§ **TASK OBJECTIVE**:
Extract, exactly as written, each line from the start of the records below to the line containing "import seaborn as sns", both ends included; drop the pictures.

§ **ROWS**:
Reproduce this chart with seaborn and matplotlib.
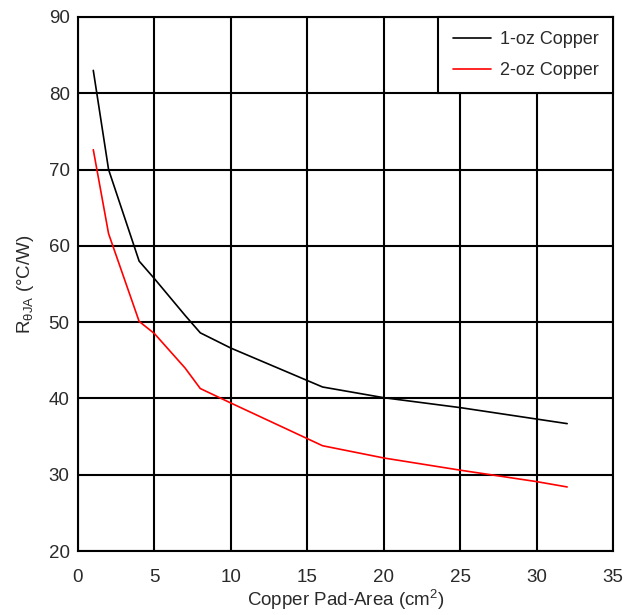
import numpy as np
import pandas as pd
import matplotlib
matplotlib.use('Agg')
import matplotlib.pyplot as plt
import seaborn as sns

# copper pad area (cm^2) and junction-to-ambient resistance (°C/W)
area = [1, 2, 4, 5, 7, 8, 10, 16, 20, 25, 30, 32]
r_1oz = [83, 70, 58, 55.7, 50.9, 48.6, 46.6, 41.5, 40.1, 38.8, 37.3, 36.7]
r_2oz = [72.6, 61.6, 50.1, 48.5, 44.0, 41.3, 39.4, 33.8, 32.2, 30.6, 29.1, 28.4]
series = ['1-oz Copper', '2-oz Copper']

df = pd.DataFrame({
    'area': area * 2,
    'r': r_1oz + r_2oz,
    'copper': [series[0]] * len(area) + [series[1]] * len(area),
})

sns.set_style('white')
plt.rcParams['font.family'] = ['Liberation Sans', 'DejaVu Sans']
plt.rcParams['mathtext.fontset'] = 'custom'
plt.rcParams['mathtext.rm'] = 'Liberation Sans'
plt.rcParams['mathtext.it'] = 'Liberation Sans'

fig = plt.figure(figsize=(6.27, 6.15), dpi=100)
ax = fig.add_axes([0.1244, 0.104, 0.8533, 0.8684])

sns.lineplot(data=df, x='area', y='r', hue='copper', sort=False,
             palette={series[0]: 'black', series[1]: 'red'},
             linewidth=1.2, ax=ax, zorder=3)

ax.set_xlim(0, 35)
ax.set_ylim(20, 90)
ax.set_xticks(np.arange(0, 36, 5))
ax.set_yticks(np.arange(20, 91, 10))
ax.grid(True, color='black', linewidth=1.5)
ax.set_axisbelow(True)
for s in ax.spines.values():
    s.set_color('black')
    s.set_linewidth(1.5)
txt = '#2a2a2a'
ax.tick_params(length=0, labelsize=13.5, colors=txt)
ax.tick_params(axis='x', pad=13)
ax.tick_params(axis='y', pad=6)

ax.set_xlabel('Copper Pad-Area (cm$^2$)', fontsize=13.5, color=txt, labelpad=1)
ax.set_ylabel(r'R$_{\theta JA}$ (°C/W)', fontsize=13.5, color=txt, labelpad=9)

leg = ax.legend(loc='upper right', bbox_to_anchor=(1, 1), borderaxespad=0,
                fancybox=False, framealpha=1, edgecolor='black',
                fontsize=13, handlelength=2.1, handletextpad=0.5,
                borderpad=0.8, labelspacing=0.75, title=None)
leg.get_frame().set_linewidth(1.5)
for t in leg.get_texts():
    t.set_color(txt)

fig.savefig('out.png', dpi=100)
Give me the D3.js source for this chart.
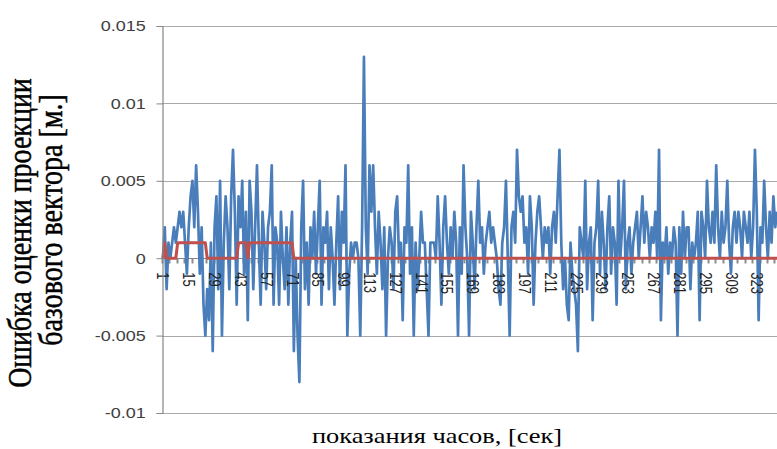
<!DOCTYPE html>
<html>
<head>
<meta charset="utf-8">
<script src="https://cdn.jsdelivr.net/npm/d3@7"></script>
<style>
  body { margin: 0; background: #fff; }
  svg { display: block; }
  .serif { font-family: "Liberation Serif", "Times New Roman", serif; }
  .sans { font-family: "Liberation Sans", Arial, sans-serif; }
</style>
</head>
<body>
<svg id="chart" width="777" height="449"></svg>
<script>
// Baseline projection error per clock reading, metres
const projError = [
  0, 0.002, -0.002, 0.001, 0, 0.001, 0.002, 0.001, 0.002, 0.003,
  0.002, 0.003, 0.001, -0.001, 0.002, 0.004, 0.005, 0.002, 0.006, 0.003,
  -0.001, 0.002, -0.003, -0.005, -0.002, -0.004, 0.001, -0.006, 0.002, 0.004,
  -0.002, 0.005, -0.005, 0.001, 0.004, 0.002, -0.002, 0.004, 0.007, 0.003,
  -0.003, 0.004, 0.002, 0.005, -0.001, 0.003, -0.004, 0.005, 0.003, -0.002,
  0.002, 0.006, 0.001, -0.003, 0.003, 0.001, -0.002, 0.002, 0.003, 0.006,
  -0.003, 0.002, 0.001, -0.003, 0.003, 0, -0.002, 0.002, -0.003, 0.001,
  0.003, -0.006, 0, -0.005, -0.008, 0.002, 0.005, -0.002, 0.001, -0.003,
  0.002, 0, 0.003, -0.001, 0.002, 0.005, -0.003, 0.002, 0.001, 0.003,
  -0.002, 0.002, 0, -0.003, 0.001, 0.004, -0.002, 0.003, 0.001, 0.006,
  -0.005, -0.001, 0.001, 0, 0.001, 0.001, 0, -0.005, 0.002, 0.013,
  0.002, -0.001, 0.006, 0.003, 0.006, 0.002, -0.001, 0.003, 0.001, -0.002,
  0.002, -0.005, 0, 0.002, 0.001, -0.002, 0.003, 0.004, 0, 0.001,
  -0.004, 0.002, 0.001, 0.006, -0.001, 0.002, -0.005, 0.001, -0.002, 0,
  0.003, 0.001, 0.001, -0.002, -0.005, 0.001, 0.001, 0.001, 0, 0.004,
  0.001, -0.003, 0.002, 0.004, 0.001, -0.001, 0.002, 0, 0.003, 0.001,
  -0.005, 0.002, -0.001, 0.006, 0.002, 0, -0.005, 0.003, 0.001, -0.002,
  0.002, 0.005, 0.001, 0.002, -0.001, 0.001, 0.002, 0.003, 0.001, 0.002,
  0.001, 0, -0.002, -0.003, 0.001, 0.002, 0.005, 0, -0.005, 0.002,
  0.003, 0.001, 0.007, 0.004, 0.003, 0.004, 0.001, 0.002, -0.001, 0.004,
  0.002, -0.003, 0.001, 0.003, 0.004, 0.002, 0, 0.002, 0.001, 0.002,
  -0.001, 0.002, 0.003, 0.001, 0.004, 0.007, 0.001, -0.002, 0, -0.003,
  -0.004, 0.001, -0.001, -0.002, -0.003, -0.006, 0.002, 0.001, 0, 0.005,
  -0.002, 0.001, 0.002, -0.004, 0.001, 0.002, 0.005, -0.001, 0.003, 0.001,
  -0.002, 0.002, 0.004, -0.001, 0.002, 0.001, -0.003, 0.005, 0, 0.002,
  0.005, -0.002, 0.001, 0.002, -0.001, 0.001, 0.002, 0.003, 0, 0.002,
  0.004, 0.001, 0.003, 0.002, 0, 0.002, 0.001, 0.003, 0, 0.007,
  -0.004, 0.001, 0, 0.002, -0.001, 0.001, 0, 0.002, 0.001, -0.005,
  0.002, -0.001, 0.003, 0, 0.002, 0.002, -0.002, 0.001, 0, 0.001,
  0.003, -0.004, 0.003, 0.002, 0, 0.005, 0.002, 0.001, 0.003, 0.001,
  0.006, 0.002, 0, 0.003, 0.001, 0.002, 0.005, 0.001, -0.001, 0.002,
  0.003, 0.001, 0.003, 0.002, 0, 0.003, 0.002, 0.001, 0.003, 0,
  0.002, 0.007, 0.003, -0.004, 0.002, 0.001, 0.005, 0.002, 0, 0.003,
  0.001, 0.004, 0.002, 0.003
];

// Second series (red), metres
const stepSeries = [
  0, 0.001, 0, 0, 0, 0, 0, 0, 0.001, 0.001,
  0.001, 0.001, 0.001, 0.001, 0.001, 0.001, 0.001, 0.001, 0.001, 0.001,
  0.001, 0.001, 0.001, 0.001, 0, 0, 0, 0, 0, 0,
  0, 0, 0, 0, 0, 0, 0, 0, 0, 0,
  0, 0.001, 0.001, 0.001, 0.001, 0.001, 0, 0.001, 0.001, 0.001,
  0.001, 0.001, 0.001, 0.001, 0.001, 0.001, 0.001, 0.001, 0.001, 0.001,
  0.001, 0.001, 0.001, 0.001, 0.001, 0.001, 0.001, 0.001, 0.001, 0.001,
  0.001, 0, 0, 0, 0, 0, 0, 0, 0, 0,
  0, 0, 0, 0, 0, 0, 0, 0, 0, 0,
  0, 0, 0, 0, 0, 0, 0, 0, 0, 0,
  0, 0, 0, 0, 0, 0, 0, 0, 0, 0,
  0, 0, 0, 0, 0, 0, 0, 0, 0, 0,
  0, 0, 0, 0, 0, 0, 0, 0, 0, 0,
  0, 0, 0, 0, 0, 0, 0, 0, 0, 0,
  0, 0, 0, 0, 0, 0, 0, 0, 0, 0,
  0, 0, 0, 0, 0, 0, 0, 0, 0, 0,
  0, 0, 0, 0, 0, 0, 0, 0, 0, 0,
  0, 0, 0, 0, 0, 0, 0, 0, 0, 0,
  0, 0, 0, 0, 0, 0, 0, 0, 0, 0,
  0, 0, 0, 0, 0, 0, 0, 0, 0, 0,
  0, 0, 0, 0, 0, 0, 0, 0, 0, 0,
  0, 0, 0, 0, 0, 0, 0, 0, 0, 0,
  0, 0, 0, 0, 0, 0, 0, 0, 0, 0,
  0, 0, 0, 0, 0, 0, 0, 0, 0, 0,
  0, 0, 0, 0, 0, 0, 0, 0, 0, 0,
  0, 0, 0, 0, 0, 0, 0, 0, 0, 0,
  0, 0, 0, 0, 0, 0, 0, 0, 0, 0,
  0, 0, 0, 0, 0, 0, 0, 0, 0, 0,
  0, 0, 0, 0, 0, 0, 0, 0, 0, 0,
  0, 0, 0, 0, 0, 0, 0, 0, 0, 0,
  0, 0, 0, 0, 0, 0, 0, 0, 0, 0,
  0, 0, 0, 0, 0, 0, 0, 0, 0, 0,
  0, 0, 0, 0, 0, 0, 0, 0, 0, 0,
  0, 0, 0, 0
];

const categoryLabels = [1, 15, 29, 43, 57, 71, 85, 99, 113, 127, 141, 155, 169, 183,
  197, 211, 225, 239, 253, 267, 281, 295, 309, 323];
const yTicks = [-0.01, -0.005, 0, 0.005, 0.01, 0.015];
const yTickText = ["-0.01", "-0.005", "0", "0.005", "0.01", "0.015"];

const yTitleLines = ["Ошибка оценки проекции", "базового вектора [м.]"];
const xTitle = "показания часов, [сек]";

const categories = d3.range(1, projError.length + 1);

const svg = d3.select("#chart");
const plot = { left: 162, right: 778, top: 26, bottom: 413, edge: 777 };

const x = d3.scaleBand().domain(categories).range([plot.left, plot.right]);
const cx = d => x(d) + x.bandwidth() / 2;
const y = d3.scaleLinear().domain([-0.01, 0.015]).range([plot.bottom, plot.top]);

// horizontal gridlines
svg.append("g")
  .selectAll("line")
  .data(yTicks)
  .join("line")
  .attr("x1", plot.left)
  .attr("x2", plot.edge)
  .attr("y1", d => Math.round(y(d)) + 0.5)
  .attr("y2", d => Math.round(y(d)) + 0.5)
  .attr("stroke", "#a9a9a9")
  .attr("stroke-width", 1.2);

// category axis crossing at zero: line and tick marks below it
const zeroY = Math.round(y(0)) + 0.5;
svg.append("line")
  .attr("x1", plot.left).attr("x2", plot.edge)
  .attr("y1", zeroY).attr("y2", zeroY)
  .attr("stroke", "#868686");
svg.append("g")
  .selectAll("line")
  .data(categories.filter(d => d % 4 === 1))
  .join("line")
  .attr("x1", d => Math.round(x(d)) + 0.5)
  .attr("x2", d => Math.round(x(d)) + 0.5)
  .attr("y1", zeroY)
  .attr("y2", zeroY + 5)
  .attr("stroke", "#8c8c8c")
  .attr("stroke-width", 2);

// data lines
const line = d3.line()
  .x((d, i) => cx(categories[i]))
  .y(d => y(d));

svg.append("path")
  .datum(projError)
  .attr("fill", "none")
  .attr("stroke", "#4a7ebb")
  .attr("stroke-width", 2.7)
  .attr("stroke-linejoin", "round")
  .attr("d", line);

svg.append("path")
  .datum(stepSeries)
  .attr("fill", "none")
  .attr("stroke", "#c0504d")
  .attr("stroke-width", 3)
  .attr("stroke-linejoin", "round")
  .attr("d", line);

// category labels, rotated, just under the zero line
const xAxis = d3.axisBottom(x).tickValues(categoryLabels).tickSize(0);
const gx = svg.append("g")
  .attr("transform", `translate(0,${y(0)})`)
  .call(xAxis);
gx.attr("font-family", null);
gx.select(".domain").remove();
gx.selectAll("text")
  .attr("class", "sans")
  .attr("transform", "scale(1.2,1) rotate(90)")
  .attr("x", 14)
  .attr("y", 0)
  .attr("dy", "0.35em")
  .style("text-anchor", "start")
  .style("font-size", "13px")
  .attr("fill", "#222");

// value axis
const yAxis = d3.axisLeft(y)
  .tickValues(yTicks)
  .tickSize(6)
  .tickFormat((d, i) => yTickText[i]);
const gy = svg.append("g")
  .attr("transform", `translate(${plot.left + 0.5},0)`)
  .call(yAxis);
gy.attr("font-family", null);
gy.select(".domain").attr("stroke", "#868686").attr("stroke-width", 1.2);
gy.selectAll(".tick line").attr("stroke", "#868686");
gy.selectAll("text")
  .attr("class", "sans")
  .attr("x", -14)
  .attr("transform", "scale(1.2,1)")
  .style("font-size", "15px")
  .attr("fill", "#404040");

// axis titles
const yTitlePos = [[31, 233], [62, 220]];
svg.append("g")
  .selectAll("text")
  .data(yTitleLines)
  .join("text")
  .attr("class", "serif")
  .attr("transform", (d, i) => `translate(${yTitlePos[i][0]},${yTitlePos[i][1]}) scale(1.2,1) rotate(-90)`)
  .attr("text-anchor", "middle")
  .style("font-size", "28px")
  .attr("fill", "#000")
  .attr("stroke", "#000")
  .attr("stroke-width", 0.4)
  .text(d => d);

svg.append("text")
  .attr("class", "serif")
  .attr("transform", "translate(437,443) scale(1.2,1)")
  .attr("text-anchor", "middle")
  .style("font-size", "22px")
  .attr("fill", "#000")
  .text(xTitle);
</script>
</body>
</html>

§ **EXPECTED ANSWER**:
Reproduce this chart with seaborn and matplotlib.
import numpy as np
import pandas as pd
import matplotlib
matplotlib.use('Agg')
import matplotlib.pyplot as plt
import seaborn as sns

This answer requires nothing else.